[discuss] ICANN accountability and Internet Governance Principles

Mike Roberts mmr at darwin.ptvy.ca.us
Mon Mar 24 22:53:00 UTC 2014


David - 

I’m afraid this requires some pushback.

The major underlying point of your proposal is that we continue using the global IANA function as a hostage to a variety of other policy objectives in the IG space.  For reasons recited previously on this list, that is a bad idea.  IANA is doing a good and necessary job, despite the contract for its services in favor of the USG, not because of the contract.  It deserves to be left alone to do that job. 

I agree with your point about domain name users looking to national consumer protection authorities for relief, but that doesn’t entirely deal with business practices between and among registries and registrars, which are governed by contracts with ICANN.  Milton, if I read him correctly, views that as primarily a matter of maintaining a level playing field for competition in the delivery of such services.  Since there are all kinds of civil and criminal remedies, in multiple legal jurisdictions,  for unlawful behavior by the parties to those contracts, there is a question as to the magnitude of IG based “accountability” protections to be loaded on top of what already exists.  Some on this list have essentially taken the position that current law is simply an instrument of American economic imperialism.  That is an interesting point of view, but irrelevant to what we are about.  Future arrangements for MS will be governed, or not, by the law as it stands today.  Arguments over ICANN are not going to be the straw that breaks the back of imperialism.

You would be the first to acknowledge that “standards” don’t mean much without some enforcement mechanism.  Even mechanisms that invoke “routing around.”   In the current dialog about broadening MS to enhance ICANN accountability, there isn’t going to be any binding legal basis, because there isn’t any global MS law holding organizations accountable, except what might be invented in the way of a UN treaty, which no one seems to want. (I’m not mentioning trading corporate legal jurisdiction in California for some other locale, since that just starts the related arguments all over again.)

QED, any of the range of feasible solutions emerging from the current “consultation” will be voluntary agreements which may not even have the force of contract law due to the complexity (and acceptability) of jurisdictional issues. 

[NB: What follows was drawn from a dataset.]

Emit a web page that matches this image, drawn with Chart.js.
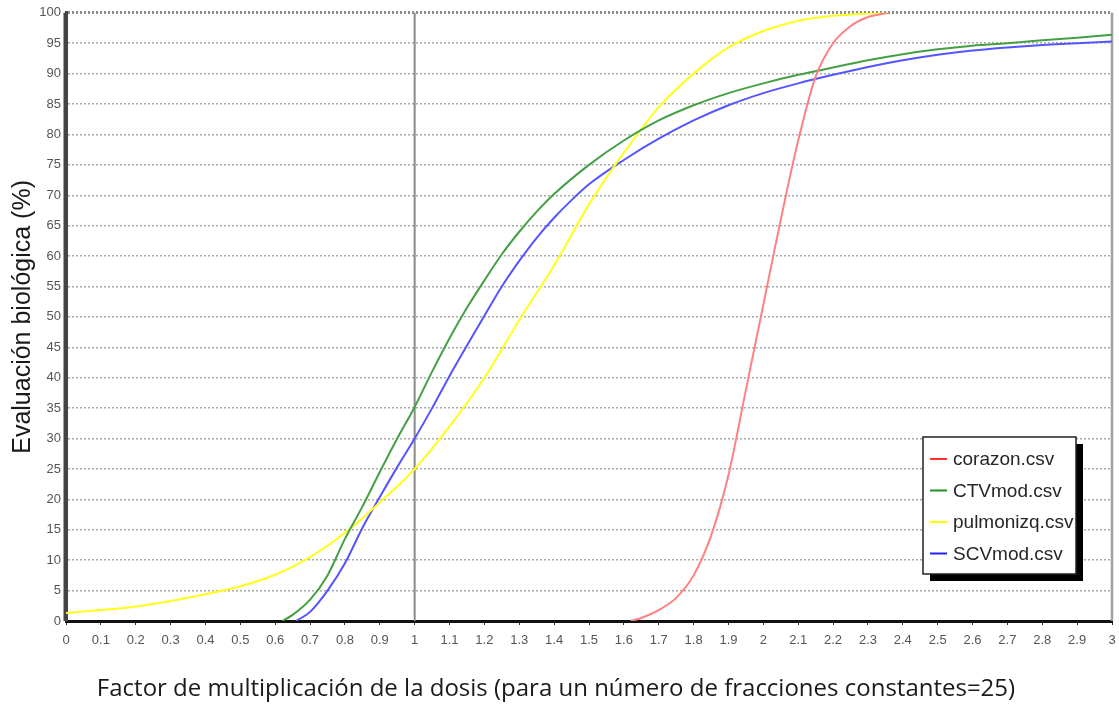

There are multiple ironies in the fact that as we go forward, the landscape for accountable policy making within the boundaries of the ICANN DNS mission, from the point of view of lawyers,  doesn’t look much better than it does currently.   At least now, you can go to court in California and sue the Board for not following its own policies, which the dot-xxx folks did successfully a while back. Or whine and complain to NTIA, which isn’t popular either.

- Mike

On Mar 24, 2014, at 1:42 PM, DAVID JOHNSON <davidr.johnson at verizon.net> wrote:

> The ICANN community could have a disproportionate and positive impact on NetMundial if it could come together around three principles that relate both to ICANN accountability and to the means by which what Bertrand would call "governance on the net" (governance of online behaviors) should proceed. To wit:
> 
> 1. Mandatory adhesion flow down contacts, imposing global rules on registrants and end users, must be subject to and supported by a consensus among all affected parties. (The imposition of rules by ICANN staff on new gTLD registries, in the absence of consensus, should be recognized as an abuse of the IANA function -- using the power over the root zone to impose top down rules.)
> 
> 2. Global rules must be applied globally. (After the US relinquishes its role, the Multi-Stakeholder model, as applied to domain names by ICANN, would be incoherent unless all registries (including ccTLDs) agree to be bound by the global policies that ICANN makes.)
> 
> 3. Revocation of domain names should not be used to enforce global rules that regulate content or prohibit behaviors that do not threaten the operation of the DNS itself. (ICANN may need to consider the global public interest, but it is not itself a consumer protection agency, a police force, an anti-trust enforcer, or a general purpose internet governance body.)
> 
> These principles relate to ICANN accountability because they should be part of the standards to which ICANN should be held accountable. They relate to Internet Governance, writ large, because they would clearly tell the broader world what ICANN, as an institution, can and cannot do to solve the problems they are trying to solve.